Au XIXe siècle, le philosophe américain Ralph Waldo Emerson disait qu’en chacun de nous réside une force neuve qui ne demande qu’à s’exprimer, pourquoi pas en connectant deux points du monde. Emerson disait aussi que la société avait tendance à nous pousser à nous ressembler, à tourner en rond selon des parcours répétés jours après jour. Pour lui, le non-conformisme était une exigence. Pour le cycliste, cette exigence implique d’ouvrir de nouvelles routes, c’est-à-dire d’être un freerider.
« Il y a tant de routine, tant de regards jetés en arrière, que la sève du génie de chaque homme est réduite à un très petit nombre d’heures, » ajoute Emerson. Inventer une trace est pour moi un des moyens d’entrer dans une ces heures précieuses. Emerson précise la méthode : « Arriver à destination à chaque étape du voyage. » Autrement dit en suivant des traces qui au moindre détour nous surprennent.
Une nouvelle trace ajoute un degré de liberté au monde, une possibilité de cheminer. Plus ces possibilités sont grandes, plus je me sens libre. Je me saisis de toutes les routes, les miennes, celles des autres, je les combine, elles deviennent les couleurs de ma palette de cycliste.
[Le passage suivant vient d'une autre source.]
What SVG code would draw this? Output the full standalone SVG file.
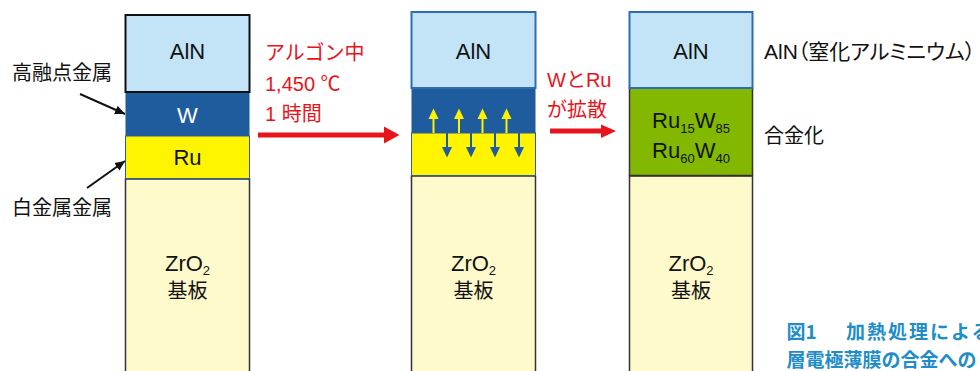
<svg xmlns="http://www.w3.org/2000/svg" width="980" height="371" viewBox="0 0 980 371">
<defs>
<style>
.t{font-family:"Liberation Sans","Noto Sans CJK JP",sans-serif;fill:#111;}
.big{font-size:22px;}
.jp{font-size:20px;}
.red{fill:#E8141B;}
.aln{fill:#C3E4F7;}
.w{fill:#1F5C9E;}
.ru{fill:#FFF500;stroke:#2F5F9F;stroke-width:1;}
.sub{fill:#FFFACB;stroke:#333;stroke-width:1.5;}
.palt{font-family:"Noto Sans CJK JP",sans-serif;font-feature-settings:"palt" 1;}
.cap{font-family:"Noto Sans CJK JP","Liberation Sans",sans-serif;font-size:19px;font-weight:bold;fill:#1E8DC8;}
</style>
<marker id="ah" viewBox="0 0 10 10" refX="10" refY="5" markerWidth="10" markerHeight="10" markerUnits="userSpaceOnUse" orient="auto">
<path d="M0,0.5 L10,5 L0,9.5 Z" fill="#111"/>
</marker>
</defs>
<rect width="980" height="371" fill="#fff"/>

<g id="stack1">
<rect class="sub" x="125.5" y="179" width="124" height="210"/>
<rect class="ru" x="125.5" y="136" width="124" height="42.5"/>
<rect class="w" x="125.5" y="92" width="124" height="44"/>
<rect class="aln" x="125.5" y="15" width="124" height="77" stroke="#111" stroke-width="2"/>
<text class="t big" x="187.5" y="59" text-anchor="middle">AlN</text>
<text class="t big" x="187.5" y="122.5" text-anchor="middle" style="fill:#fff">W</text>
<text class="t big" x="187.5" y="165" text-anchor="middle">Ru</text>
<text class="t big" x="187.5" y="270.5" text-anchor="middle">ZrO<tspan font-size="13" dy="4">2</tspan></text>
<text class="t jp" x="187.5" y="298" text-anchor="middle">基板</text>
</g>

<g id="stack2">
<rect class="sub" x="411.5" y="176" width="124" height="210"/>
<rect class="ru" x="411.5" y="133" width="124" height="42.5"/>
<rect class="w" x="411.5" y="88" width="124" height="45"/>
<rect class="aln" x="411.5" y="12" width="124" height="76" stroke="#2E6DB4" stroke-width="2"/>
<text class="t big" x="473.5" y="59" text-anchor="middle">AlN</text>
<text class="t big" x="473.5" y="270.5" text-anchor="middle">ZrO<tspan font-size="13" dy="4">2</tspan></text>
<text class="t jp" x="473.5" y="298" text-anchor="middle">基板</text>
<g id="diffusion">
<g stroke="#FFF200" stroke-width="2" fill="#FFF200">
<line x1="433.5" y1="133" x2="433.5" y2="118"/><polygon points="428.5,119 433.5,108.5 438.5,119" stroke="none"/>
<line x1="459" y1="133" x2="459" y2="118"/><polygon points="454,119 459,108.5 464,119" stroke="none"/>
<line x1="482.5" y1="133" x2="482.5" y2="118"/><polygon points="477.5,119 482.5,108.5 487.5,119" stroke="none"/>
<line x1="506.5" y1="133" x2="506.5" y2="118"/><polygon points="501.5,119 506.5,108.5 511.5,119" stroke="none"/>
</g>
<g stroke="#1F5C9E" stroke-width="2" fill="#1F5C9E">
<line x1="447" y1="133" x2="447" y2="148"/><polygon points="442,147 447,157.5 452,147" stroke="none"/>
<line x1="471" y1="133" x2="471" y2="148"/><polygon points="466,147 471,157.5 476,147" stroke="none"/>
<line x1="495" y1="133" x2="495" y2="148"/><polygon points="490,147 495,157.5 500,147" stroke="none"/>
<line x1="519" y1="133" x2="519" y2="148"/><polygon points="514,147 519,157.5 524,147" stroke="none"/>
</g>
</g>
</g>

<g id="stack3">
<rect class="sub" x="629.5" y="176" width="123" height="210"/>
<rect x="629.5" y="88" width="123" height="87.5" fill="#82B800" stroke="#333" stroke-width="1.5"/>
<rect class="aln" x="629.5" y="12" width="123" height="76" stroke="#2E6DB4" stroke-width="2"/>
<text class="t big" x="691" y="59" text-anchor="middle">AlN</text>
<text class="t big" x="691" y="128" text-anchor="middle">Ru<tspan font-size="13" dy="5">15</tspan><tspan dy="-5">W</tspan><tspan font-size="13" dy="5">85</tspan></text>
<text class="t big" x="691" y="158" text-anchor="middle">Ru<tspan font-size="13" dy="5">60</tspan><tspan dy="-5">W</tspan><tspan font-size="13" dy="5">40</tspan></text>
<text class="t big" x="691" y="270.5" text-anchor="middle">ZrO<tspan font-size="13" dy="4">2</tspan></text>
<text class="t jp" x="691" y="298" text-anchor="middle">基板</text>
</g>

<g id="labels">
<text class="t jp" x="12" y="80">高融点金属</text>
<text class="t jp" x="12" y="215">白金属金属</text>
<text class="t jp red" x="265" y="60">アルゴン中</text>
<text class="t jp red" x="265" y="91">1,450 ℃</text>
<text class="t jp red" x="265" y="121">1 時間</text>
<text class="t jp red" x="547" y="87">WとRu</text>
<text class="t jp red" x="547" y="117">が拡散</text>
<text class="t jp" x="764" y="59" font-size="21" style="font-size:21px">AlN<tspan class="palt">（窒化アルミニウム）</tspan></text>
<text class="t jp" x="764" y="143">合金化</text>
<text class="cap" x="786.5" y="339">図1</text>
<text class="cap" x="846" y="339" letter-spacing="2">加熱処理による</text>
<text class="cap" x="786.5" y="367">層電極薄膜の合金への</text>
</g>

<g id="connectors">
<line x1="80" y1="94" x2="125" y2="114" stroke="#111" stroke-width="2" marker-end="url(#ah)"/>
<line x1="87" y1="188" x2="125" y2="161" stroke="#111" stroke-width="2" marker-end="url(#ah)"/>
<polygon points="258,132.5 384,132.5 384,126.5 399.5,135 384,143.5 384,137.5 258,137.5" fill="#E8141B"/>
<polygon points="550,128.5 601,128.5 601,124.5 616,131 601,138 601,133.5 550,133.5" fill="#E8141B"/>
</g>
</svg>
Trouver ma trace sur la carte est comme trouver ma trace dans ma vie, une façon de matérialiser mes combats intérieurs et de les résoudre en pleine lumière. J’ai toujours eu envie de quitter les grands axes, j’ai toujours eux l’impression, peut-être illusoire, qu’en dehors c’était plus intense, moins édulcoré, moins vu, moins éprouvé, et que si je réussissais à me saisir de ces choses souvent passées inaperçues je les ferais naître tout en éprouvant le plaisir unique de leur avoir donné naissance. Ouvrir de nouvelles traces, puis les partager sur le Net et avec ses copains, c’est offrir à tous de nouvelles chances de vivre pleinement (d’autres partagent leurs vidéos dans le même but).
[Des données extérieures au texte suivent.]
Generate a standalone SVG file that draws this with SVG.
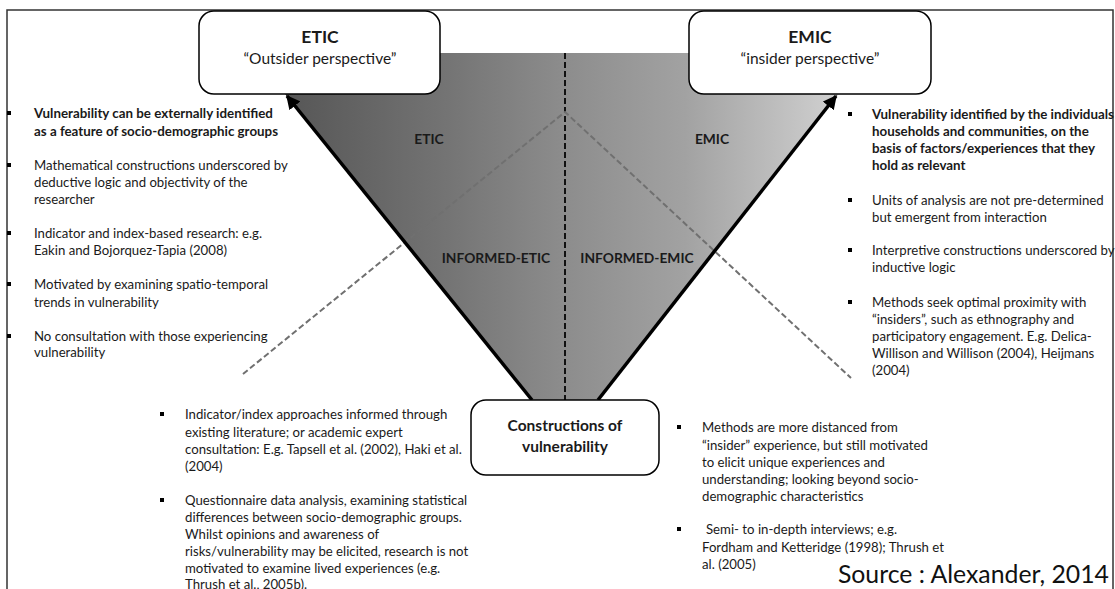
<svg xmlns="http://www.w3.org/2000/svg" width="1115" height="589" viewBox="0 0 1115 589">
<defs>
<linearGradient id="g" gradientUnits="userSpaceOnUse" x1="252" y1="0" x2="871" y2="0">
<stop offset="0" stop-color="#505050"/>
<stop offset="0.3" stop-color="#727272"/>
<stop offset="0.5" stop-color="#8c8c8c"/>
<stop offset="0.7" stop-color="#a2a2a2"/>
<stop offset="1" stop-color="#dadada"/>
</linearGradient>
<marker id="ah" viewBox="0 0 10 10" refX="9" refY="5" markerWidth="4" markerHeight="4" orient="auto" markerUnits="strokeWidth">
<path d="M0,0 L10,5 L0,10 z" fill="#000"/>
</marker>
<style>
text{font-family:Lato,"Liberation Sans",sans-serif;fill:#1a1a1a}
.b{font-size:13.2px}
.bb{font-size:13.35px;font-weight:bold}
.lab{font-size:13.8px;font-weight:bold;text-anchor:middle}
.ttl{font-size:17.5px;font-weight:bold;text-anchor:middle}
.sub{font-size:15.5px;text-anchor:middle}
.box{fill:#fff;stroke:#000;stroke-width:1.5}
.dg{stroke:#707070;stroke-width:2;stroke-dasharray:6 3;fill:none}
.dv{stroke:#111;stroke-width:2;stroke-dasharray:6 3;fill:none}
.arr{stroke:#000;stroke-width:3.5;fill:none;marker-end:url(#ah)}
.bu{fill:#000}
</style>
</defs>
<rect x="0" y="0" width="1115" height="589" fill="#fff"/>
<rect x="7" y="10" width="1106" height="600" fill="none" stroke="#333" stroke-width="1.5"/>

<g id="funnel">
<polygon points="252,53 871,53 598,400 532,400" fill="url(#g)"/>
<text class="lab" x="429" y="144">ETIC</text>
<text class="lab" x="712" y="144">EMIC</text>
<text class="lab" x="496" y="263">INFORMED-ETIC</text>
<text class="lab" x="637" y="263">INFORMED-EMIC</text>
</g>

<g id="connectors">
<line class="dv" x1="565" y1="53" x2="565" y2="400"/>
<polyline class="dg" points="243,374 565,112 851,378"/>
<line class="arr" x1="532" y1="400" x2="287" y2="96"/>
<line class="arr" x1="598" y1="400" x2="836" y2="96"/>
</g>

<g id="etic">
<rect class="box" x="199" y="11" width="241" height="83" rx="15"/>
<text class="ttl" x="320" y="43">ETIC</text>
<text class="sub" x="320" y="64">“Outsider perspective”</text>
</g>

<g id="emic">
<rect class="box" x="689" y="11" width="242" height="83" rx="15"/>
<text class="ttl" x="810" y="43">EMIC</text>
<text class="sub" x="810" y="64">“insider perspective”</text>
</g>

<g id="constructions">
<rect class="box" x="471" y="400" width="188" height="75" rx="15"/>
<text class="ttl" x="565" y="431" style="font-size:15.5px">Constructions of</text>
<text class="ttl" x="565" y="452" style="font-size:15.5px">vulnerability</text>
</g>

<g id="etic-notes">
<rect class="bu" x="7" y="111" width="4" height="4"/>
<rect class="bu" x="7" y="163" width="4" height="4"/>
<rect class="bu" x="7" y="231" width="4" height="4"/>
<rect class="bu" x="7" y="282" width="4" height="4"/>
<rect class="bu" x="7" y="334" width="4" height="4"/>
<text class="bb" x="34" y="118">Vulnerability can be externally identified</text>
<text class="bb" x="34" y="136">as a feature of socio-demographic groups</text>
<text class="b" x="34" y="170">Mathematical constructions underscored by</text>
<text class="b" x="34" y="187">deductive logic and objectivity of the</text>
<text class="b" x="34" y="204">researcher</text>
<text class="b" x="34" y="238">Indicator and index-based research: e.g.</text>
<text class="b" x="34" y="255">Eakin and Bojorquez-Tapia (2008)</text>
<text class="b" x="34" y="289">Motivated by examining spatio-temporal</text>
<text class="b" x="34" y="307">trends in vulnerability</text>
<text class="b" x="34" y="341">No consultation with those experiencing</text>
<text class="b" x="34" y="357">vulnerability</text>
</g>

<g id="emic-notes">
<rect class="bu" x="848" y="112" width="4" height="4"/>
<rect class="bu" x="848" y="198" width="4" height="4"/>
<rect class="bu" x="848" y="248" width="4" height="4"/>
<rect class="bu" x="848" y="300" width="4" height="4"/>
<text class="bb" x="872" y="119">Vulnerability identified by the individuals</text>
<text class="bb" x="872" y="136">households and communities, on the</text>
<text class="bb" x="872" y="153">basis of factors/experiences that they</text>
<text class="bb" x="872" y="170">hold as relevant</text>
<text class="b" x="872" y="205">Units of analysis are not pre-determined</text>
<text class="b" x="872" y="222">but emergent from interaction</text>
<text class="b" x="872" y="255">Interpretive constructions underscored by</text>
<text class="b" x="872" y="272">inductive logic</text>
<text class="b" x="872" y="307">Methods seek optimal proximity with</text>
<text class="b" x="872" y="324">“insiders”, such as ethnography and</text>
<text class="b" x="872" y="341">participatory engagement. E.g. Delica-</text>
<text class="b" x="872" y="358">Willison and Willison (2004), Heijmans</text>
<text class="b" x="872" y="375">(2004)</text>
</g>

<g id="informed-etic-notes">
<rect class="bu" x="160" y="412" width="4" height="4"/>
<rect class="bu" x="160" y="498" width="4" height="4"/>
<text class="b" x="185" y="419">Indicator/index approaches informed through</text>
<text class="b" x="185" y="437">existing literature; or academic expert</text>
<text class="b" x="185" y="454">consultation: E.g. Tapsell et al. (2002), Haki et al.</text>
<text class="b" x="185" y="471">(2004)</text>
<text class="b" x="185" y="505">Questionnaire data analysis, examining statistical</text>
<text class="b" x="185" y="522">differences between socio-demographic groups.</text>
<text class="b" x="185" y="539">Whilst opinions and awareness of</text>
<text class="b" x="185" y="556">risks/vulnerability may be elicited, research is not</text>
<text class="b" x="185" y="573">motivated to examine lived experiences (e.g.</text>
<text class="b" x="185" y="589">Thrush et al., 2005b).</text>
</g>

<g id="informed-emic-notes">
<rect class="bu" x="677" y="425" width="4" height="4"/>
<rect class="bu" x="677" y="527" width="4" height="4"/>
<text class="b" x="702" y="432">Methods are more distanced from</text>
<text class="b" x="702" y="450">“insider” experience, but still motivated</text>
<text class="b" x="702" y="467">to elicit unique experiences and</text>
<text class="b" x="702" y="484">understanding; looking beyond socio-</text>
<text class="b" x="702" y="501">demographic characteristics</text>
<text class="b" x="706" y="534">Semi- to in-depth interviews; e.g.</text>
<text class="b" x="702" y="552">Fordham and Ketteridge (1998); Thrush et</text>
<text class="b" x="702" y="569">al. (2005)</text>
</g>

<g id="source">
<text x="1109" y="583" style="font-size:24.8px;fill:#111;text-anchor:end">Source : Alexander, 2014</text>
</g>
</svg>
Dans son livre It’s All About the Bike, Robert Penn évoque ce processus libérateur : d’après les registres d’état civil anglais des années 1890, des noms de famille cantonnés à des localités rurales depuis des siècles commencent à apparaître dans de nouvelles localités. Explication : grâce au vélo, les paysans sont devenus mobiles pour la première fois. Ces freeriders primordiaux ont osé des routes qui jusque là leur étaient interdites. Ils ont augmenté leur potentiel existentiel.
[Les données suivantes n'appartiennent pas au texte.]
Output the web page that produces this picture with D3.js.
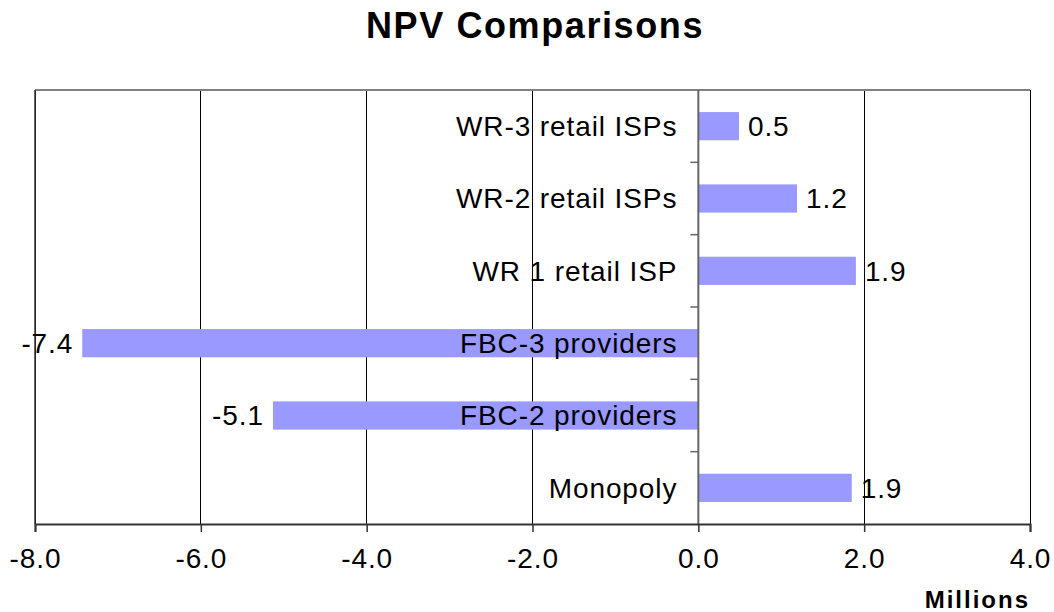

Dans ces années 1890, le vélo a été une révolution aussi grande qu’Internet pour nous, Internet qui influence tous les secteurs de nos vies, la pratique du vélo n’y échappant pas. Sans les GPS, sans les systèmes de tracking en temps réel, sans les cartes et les images satellites accessibles sur nos mobiles, sans les réseaux sociaux de partage de traces, nous en serions réduits à préparer nos parcours sur des cartes papier icomplètes par nature et bien des possibilités nous échapperaient. Si j’écris Born to Bike aujourd’hui, c’est parce que les technologies numériques révolutionnent le cyclisme et qu’en même temps la prise de conscience écologique nous pousse à prendre possession du monde d’une manière plus douce.